------ DATA PROVIDED ------
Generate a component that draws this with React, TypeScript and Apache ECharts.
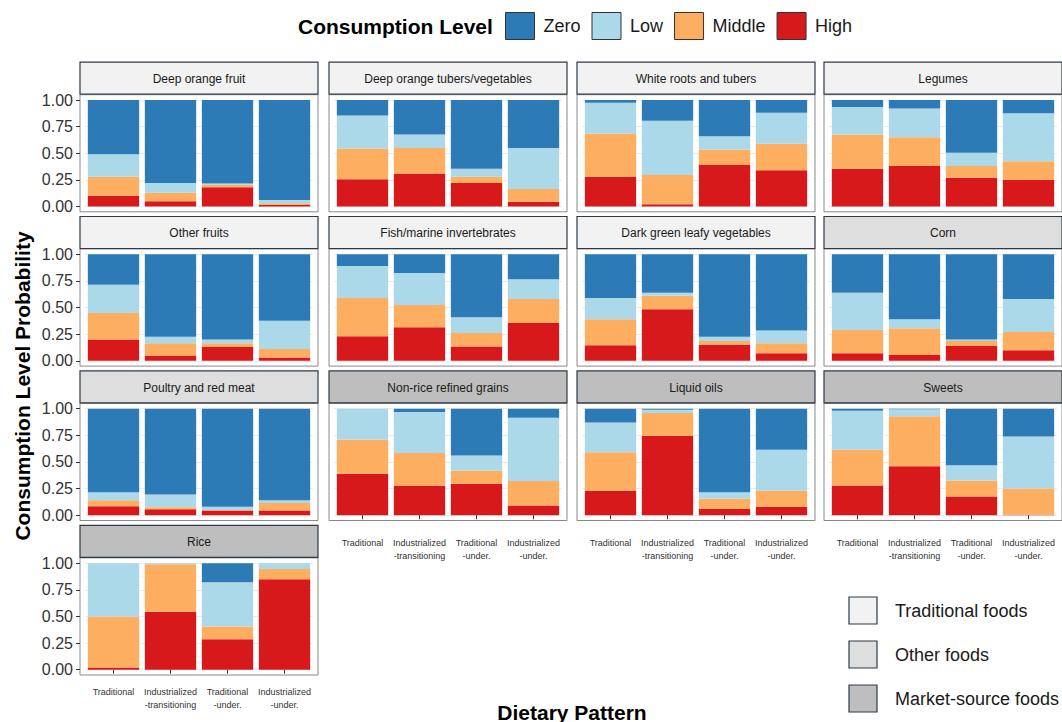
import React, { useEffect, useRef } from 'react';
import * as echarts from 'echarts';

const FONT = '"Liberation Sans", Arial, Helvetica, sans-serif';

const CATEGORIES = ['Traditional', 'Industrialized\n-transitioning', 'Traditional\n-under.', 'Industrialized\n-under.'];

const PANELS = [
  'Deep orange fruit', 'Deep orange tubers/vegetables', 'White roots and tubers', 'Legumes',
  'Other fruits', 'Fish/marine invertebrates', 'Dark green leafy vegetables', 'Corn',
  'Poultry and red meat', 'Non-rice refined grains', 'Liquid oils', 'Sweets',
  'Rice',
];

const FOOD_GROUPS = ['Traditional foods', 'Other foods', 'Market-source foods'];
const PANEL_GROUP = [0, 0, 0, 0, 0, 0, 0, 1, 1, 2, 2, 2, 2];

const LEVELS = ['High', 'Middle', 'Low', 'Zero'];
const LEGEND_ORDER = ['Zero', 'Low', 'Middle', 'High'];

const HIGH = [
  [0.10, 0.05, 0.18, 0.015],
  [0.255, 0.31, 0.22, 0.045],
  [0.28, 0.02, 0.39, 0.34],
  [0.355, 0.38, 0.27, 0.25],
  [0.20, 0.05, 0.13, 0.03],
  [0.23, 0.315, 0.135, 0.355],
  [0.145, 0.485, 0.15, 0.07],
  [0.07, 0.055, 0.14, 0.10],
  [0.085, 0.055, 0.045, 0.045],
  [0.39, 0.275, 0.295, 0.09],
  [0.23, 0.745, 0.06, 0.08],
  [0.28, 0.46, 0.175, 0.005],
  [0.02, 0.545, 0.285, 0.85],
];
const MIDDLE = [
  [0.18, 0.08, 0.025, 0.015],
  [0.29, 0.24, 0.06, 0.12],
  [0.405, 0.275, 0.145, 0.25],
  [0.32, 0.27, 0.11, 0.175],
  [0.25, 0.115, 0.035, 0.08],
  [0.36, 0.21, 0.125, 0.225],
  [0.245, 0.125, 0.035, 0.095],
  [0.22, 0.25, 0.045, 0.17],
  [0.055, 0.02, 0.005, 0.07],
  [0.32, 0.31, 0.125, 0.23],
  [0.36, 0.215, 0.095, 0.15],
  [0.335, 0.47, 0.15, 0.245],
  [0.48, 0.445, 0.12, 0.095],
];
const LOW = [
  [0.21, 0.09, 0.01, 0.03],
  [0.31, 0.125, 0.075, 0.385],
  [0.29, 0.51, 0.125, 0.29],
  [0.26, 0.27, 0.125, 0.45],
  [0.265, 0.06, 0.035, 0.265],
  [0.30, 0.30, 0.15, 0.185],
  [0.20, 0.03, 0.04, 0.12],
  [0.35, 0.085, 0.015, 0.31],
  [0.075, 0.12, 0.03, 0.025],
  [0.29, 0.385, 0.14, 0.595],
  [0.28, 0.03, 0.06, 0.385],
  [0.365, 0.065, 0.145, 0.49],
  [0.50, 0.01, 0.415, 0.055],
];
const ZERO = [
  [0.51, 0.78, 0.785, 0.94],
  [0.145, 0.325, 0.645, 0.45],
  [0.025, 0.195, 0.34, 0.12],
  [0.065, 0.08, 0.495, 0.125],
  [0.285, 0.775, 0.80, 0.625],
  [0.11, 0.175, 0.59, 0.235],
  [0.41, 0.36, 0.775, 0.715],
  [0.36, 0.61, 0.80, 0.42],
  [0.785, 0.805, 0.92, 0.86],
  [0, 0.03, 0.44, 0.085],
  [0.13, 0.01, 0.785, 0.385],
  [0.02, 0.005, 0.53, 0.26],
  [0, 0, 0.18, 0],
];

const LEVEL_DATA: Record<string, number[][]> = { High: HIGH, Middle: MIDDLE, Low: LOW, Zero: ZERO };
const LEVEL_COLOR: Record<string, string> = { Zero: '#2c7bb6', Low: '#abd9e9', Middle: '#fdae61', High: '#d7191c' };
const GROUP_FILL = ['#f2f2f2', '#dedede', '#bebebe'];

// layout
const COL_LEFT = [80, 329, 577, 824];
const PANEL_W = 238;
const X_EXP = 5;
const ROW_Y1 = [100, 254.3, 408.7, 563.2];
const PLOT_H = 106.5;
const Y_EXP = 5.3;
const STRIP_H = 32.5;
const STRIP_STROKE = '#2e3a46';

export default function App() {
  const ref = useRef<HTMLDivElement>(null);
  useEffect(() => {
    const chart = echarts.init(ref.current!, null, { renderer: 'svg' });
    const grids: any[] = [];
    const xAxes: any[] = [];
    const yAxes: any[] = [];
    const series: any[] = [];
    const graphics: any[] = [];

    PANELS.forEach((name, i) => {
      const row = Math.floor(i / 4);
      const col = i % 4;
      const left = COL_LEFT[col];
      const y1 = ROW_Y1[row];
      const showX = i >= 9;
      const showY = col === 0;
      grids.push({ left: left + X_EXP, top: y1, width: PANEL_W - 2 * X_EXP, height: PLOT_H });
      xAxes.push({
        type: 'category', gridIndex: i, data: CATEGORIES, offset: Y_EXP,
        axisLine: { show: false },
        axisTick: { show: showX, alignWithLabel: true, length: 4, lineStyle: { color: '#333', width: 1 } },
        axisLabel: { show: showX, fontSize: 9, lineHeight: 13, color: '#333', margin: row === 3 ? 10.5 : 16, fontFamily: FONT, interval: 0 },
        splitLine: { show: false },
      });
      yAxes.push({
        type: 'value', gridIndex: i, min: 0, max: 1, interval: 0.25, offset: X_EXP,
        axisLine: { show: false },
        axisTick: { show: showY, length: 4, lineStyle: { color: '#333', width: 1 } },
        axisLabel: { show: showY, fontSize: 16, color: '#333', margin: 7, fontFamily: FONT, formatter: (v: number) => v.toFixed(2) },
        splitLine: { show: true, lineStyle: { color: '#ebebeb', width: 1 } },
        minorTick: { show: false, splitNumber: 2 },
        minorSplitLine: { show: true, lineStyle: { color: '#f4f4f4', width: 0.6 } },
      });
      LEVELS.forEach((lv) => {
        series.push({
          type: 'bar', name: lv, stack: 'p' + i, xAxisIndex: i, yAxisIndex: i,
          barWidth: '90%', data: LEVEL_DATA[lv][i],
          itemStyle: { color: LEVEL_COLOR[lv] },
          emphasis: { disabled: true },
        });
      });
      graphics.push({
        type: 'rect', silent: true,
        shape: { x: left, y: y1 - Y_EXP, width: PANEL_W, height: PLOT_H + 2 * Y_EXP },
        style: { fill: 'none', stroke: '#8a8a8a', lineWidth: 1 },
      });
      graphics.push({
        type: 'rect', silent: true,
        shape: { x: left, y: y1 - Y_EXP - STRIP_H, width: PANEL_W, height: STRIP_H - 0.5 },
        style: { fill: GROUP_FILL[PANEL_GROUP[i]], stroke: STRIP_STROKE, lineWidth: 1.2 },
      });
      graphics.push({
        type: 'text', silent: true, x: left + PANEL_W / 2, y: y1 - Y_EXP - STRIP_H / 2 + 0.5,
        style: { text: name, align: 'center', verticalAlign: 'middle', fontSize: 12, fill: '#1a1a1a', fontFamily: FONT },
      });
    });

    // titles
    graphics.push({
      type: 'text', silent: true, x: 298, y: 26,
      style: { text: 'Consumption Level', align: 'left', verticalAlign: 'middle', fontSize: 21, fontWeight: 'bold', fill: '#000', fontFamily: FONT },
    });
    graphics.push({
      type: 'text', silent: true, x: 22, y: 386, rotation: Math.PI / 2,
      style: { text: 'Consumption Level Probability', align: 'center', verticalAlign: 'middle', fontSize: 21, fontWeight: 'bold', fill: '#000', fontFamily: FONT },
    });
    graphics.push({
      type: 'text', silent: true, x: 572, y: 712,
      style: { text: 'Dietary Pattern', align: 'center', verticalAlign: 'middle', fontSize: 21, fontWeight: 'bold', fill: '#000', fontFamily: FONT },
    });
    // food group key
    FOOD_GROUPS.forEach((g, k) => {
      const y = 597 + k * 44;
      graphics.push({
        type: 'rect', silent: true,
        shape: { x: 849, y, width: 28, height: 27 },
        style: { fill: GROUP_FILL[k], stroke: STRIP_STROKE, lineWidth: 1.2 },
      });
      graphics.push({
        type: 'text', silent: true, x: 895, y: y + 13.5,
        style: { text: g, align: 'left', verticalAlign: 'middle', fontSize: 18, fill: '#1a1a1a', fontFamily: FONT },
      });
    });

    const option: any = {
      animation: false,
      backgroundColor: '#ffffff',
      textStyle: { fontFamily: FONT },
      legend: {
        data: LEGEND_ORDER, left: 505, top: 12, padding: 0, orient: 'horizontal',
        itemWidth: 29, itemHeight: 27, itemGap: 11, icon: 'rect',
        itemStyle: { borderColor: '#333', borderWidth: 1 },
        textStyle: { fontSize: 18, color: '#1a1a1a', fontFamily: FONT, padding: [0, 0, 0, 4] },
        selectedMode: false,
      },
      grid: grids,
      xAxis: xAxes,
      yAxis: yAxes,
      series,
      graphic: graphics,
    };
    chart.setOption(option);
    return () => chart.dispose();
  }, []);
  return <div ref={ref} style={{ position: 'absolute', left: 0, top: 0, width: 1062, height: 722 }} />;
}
------
REQUEST :: Look at the listing and set down only the lines from its start through the line with "const LEGEND_ORDER = ['Zero', 'Low', 'Middle', 'High'];", word for word and without pictures.

THE COMPLETED TASK ::
Generate a component that draws this with React, TypeScript and Apache ECharts.
import React, { useEffect, useRef } from 'react';
import * as echarts from 'echarts';

const FONT = '"Liberation Sans", Arial, Helvetica, sans-serif';

const CATEGORIES = ['Traditional', 'Industrialized\n-transitioning', 'Traditional\n-under.', 'Industrialized\n-under.'];

const PANELS = [
  'Deep orange fruit', 'Deep orange tubers/vegetables', 'White roots and tubers', 'Legumes',
  'Other fruits', 'Fish/marine invertebrates', 'Dark green leafy vegetables', 'Corn',
  'Poultry and red meat', 'Non-rice refined grains', 'Liquid oils', 'Sweets',
  'Rice',
];

const FOOD_GROUPS = ['Traditional foods', 'Other foods', 'Market-source foods'];
const PANEL_GROUP = [0, 0, 0, 0, 0, 0, 0, 1, 1, 2, 2, 2, 2];

const LEVELS = ['High', 'Middle', 'Low', 'Zero'];
const LEGEND_ORDER = ['Zero', 'Low', 'Middle', 'High'];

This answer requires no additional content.